The website for the European University of Lefke makes some impressive claims, not least that its library is "rapidly becoming one of the premier research libraries in the Middle East", with a catalogue of ,000 books.

However, the library appears to be poorly stocked, with some 3,000 titles on the shelves, the majority in Turkish. Many of the English-language books are apparently irrelevant to the curriculum. Unsurprisingly, no one seems to have borrowed any of the three copies of Adventure in Service , a 1949 account of Rotary International, or the slim paperback titled Bawdy Barrack Room Ballads . Crucially, essential textbooks and reference books are not available.

There is also concern about EUL's academic standing. According to a former head of one of the Turkish Cypriot university lecturers' unions, "Turkish students who can't get into Turkish universities come to Northern Cyprus.

Students who are then rejected by the four main universities here end up at Lefke."

But foreign students from Pakistan, China and Bangladesh, less well placed to evaluate the claims, are likely to believe the advertising and marketing materials.

EUL rector Yildirim Oner claims his university "does not mislead students at all". He argues that in two years - once the first EUL students begin their studies in the UK - he will be vindicated.

A severe problem for the university's efforts to raise academic standards is the students' poor English, the language used to teach.
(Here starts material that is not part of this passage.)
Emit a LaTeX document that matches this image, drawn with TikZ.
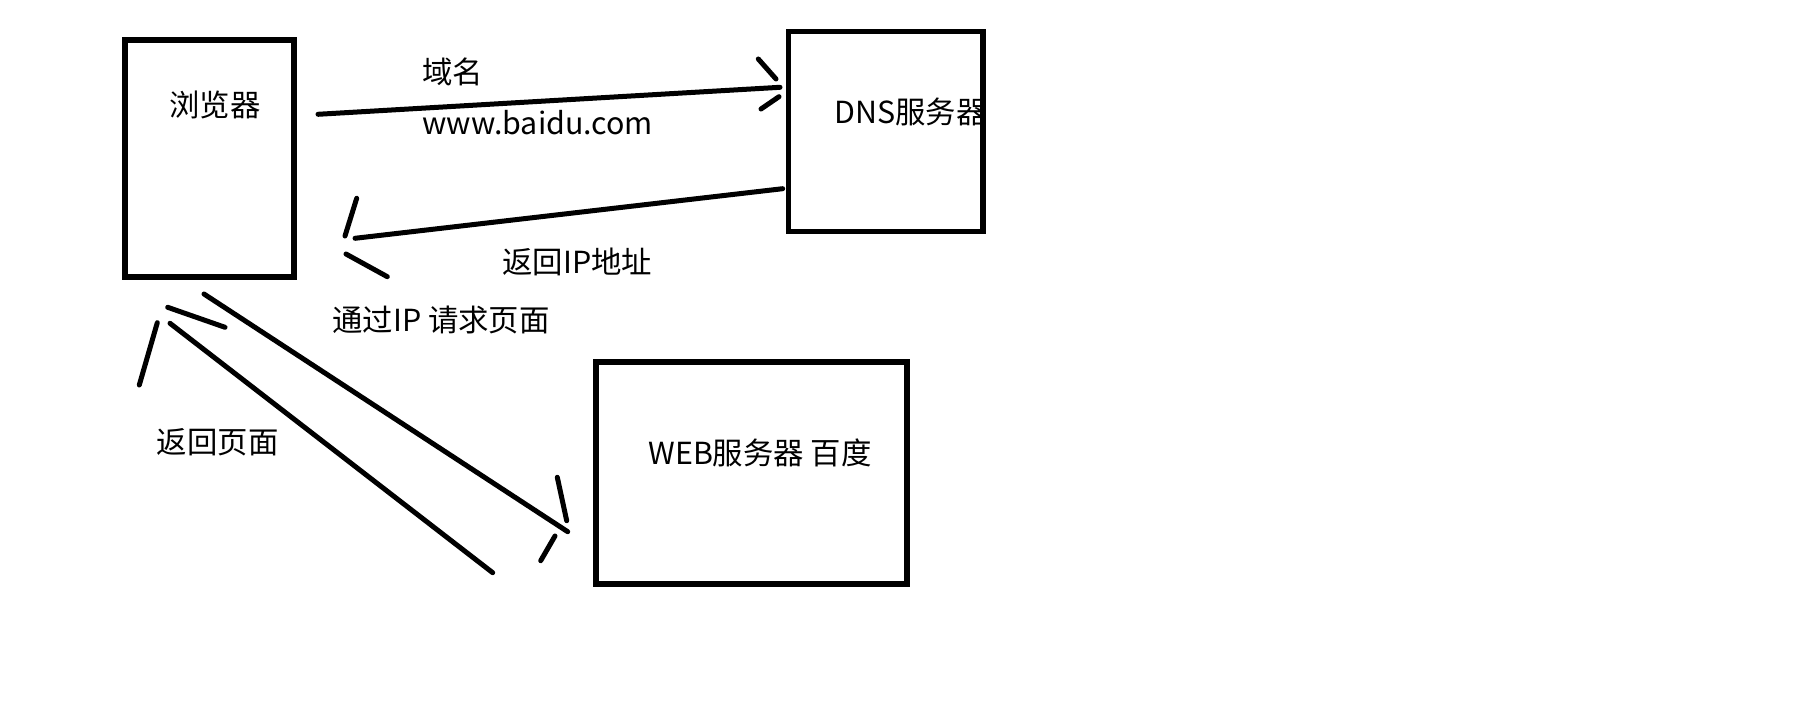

EUL runs a foundation school to improve students' English before they are admitted to a faculty programme. But the school has had 15 different head teachers in the past six years. A former teacher claims that students who had failed their English exams after completing a year there would be admitted to English-medium degree courses after paying a fee of several hundred dollars.

"The kids try hard," one former EUL English teacher said. "If they were given decent teaching some would do quite well, but they have no chance at all there."

The pressure to keep students largely stems from Northern Cyprus' political and economic isolation. Income from Turkish and overseas students brings in an estimated $132 million (£73 million) a year - vital revenue for an economy crippled by years of trade embargoes.